Strong growth in civil service hiring was associated with 10% decline in productivity (IMF Report)

“The increase in civil service hiring and the excessively high salaries have been followed by a 10% decline in the sector’s productivity between 2010 and 2015,” said a report recently prepared by the International Monetary Fund (IMF) on the Public Wage Bills in the Middle East and Central Asia.

“This has had negative spillovers to the private sector, especially as graduates tend to continue to prefer a career in the civil service over a job in the private sector,” the report pointed out.

On Tunisia, the report estimates that “the increase in the wage bill since 2011 is the main cause of the public finance crisis in the country”. It recalled that the wage bill reached 14.1% of GDP in 2016, against 10% in 2010.

“The payroll of the public service as a percentage of GDP is among the highest in the world,” the report also said.

It also recalled that “successive governments have used recruitments in the public sector as a means of distributing wealth and securing political support”.

The wage bill represents 14.4% of GDP, accounting for two-thirds of tax revenues and nearly half of total government spending, the report indicated.

It explains this increase by the massive hiring made in recent years (since 2011/2014).
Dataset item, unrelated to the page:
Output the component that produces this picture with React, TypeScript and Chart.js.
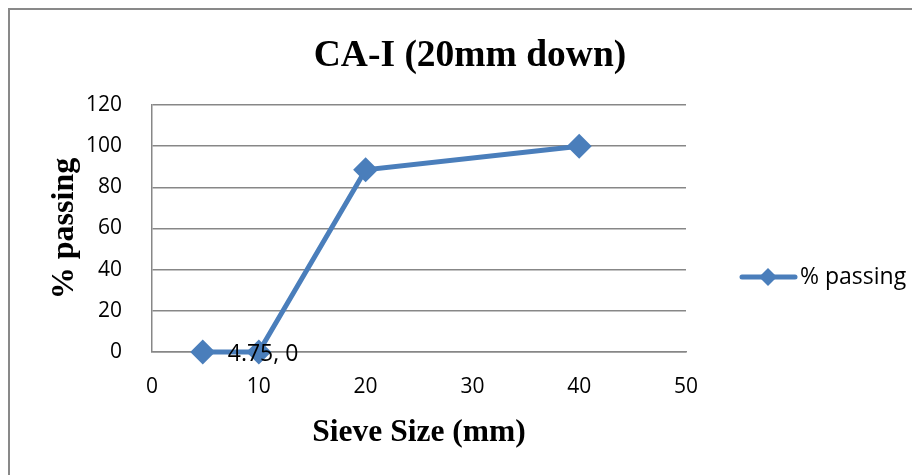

The number of civil servants increased from 430 thousand to 590 thousand, i.e. an increase of about 35%.

According to the authors of the report, the second cause of the rise in the wage bill is the real increase in wages during the 2015/2016 period after the signing of the agreements on wage increases with the Tunisian General Labor Union (UGTT), the most recent of which covers the period 2016/2018.

This situation also caused an increase in average public service salaries by 12% in 2016, about 7 percentage points above the average inflation rate.
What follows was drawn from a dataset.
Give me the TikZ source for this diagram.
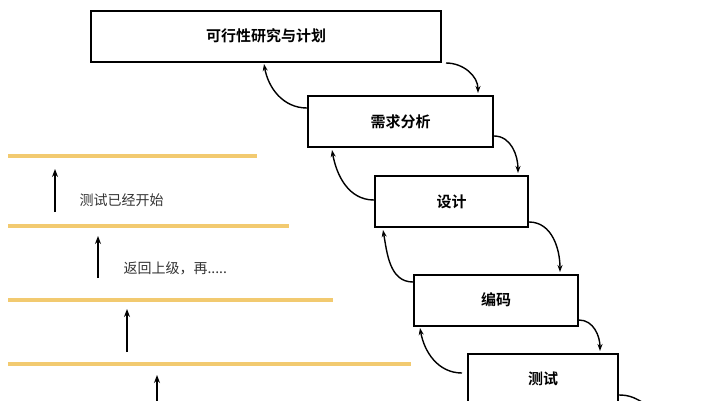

The report also mentions the programmes set up by the Tunisian government aimed at reforming the administration and the civil service, in addition to bringing the wage bill down to around 12% of GDP by 2020, besides channeling freed-up resources to priority public investments.

The same document explains that the government’s strategy for civil service reform aims to control wages by linking wage increases to growth rate, hiring control, in addition to granting compensation package for official willing to leave the civil service (25 thousand officials). These steps will reduce the payroll bill by nearly 0.4% of GDP, the report said.

The Tunisian government’s strategy also aims to reform the administration, through functional reviews of the main ministries that will systematically identify areas for efficiency gains. A dashboard, fed by a modern information technology system, will monitor the allocation of human resources across ministries and functions.

The Tunisian economy is currently facing a high unemployment rate and a slowdown in job creation opportunities, in addition to social pressures, said the report which proposes various options for reform.

These include improving the quality of administrative services and increasing public investment that can help promote private sector growth and create jobs.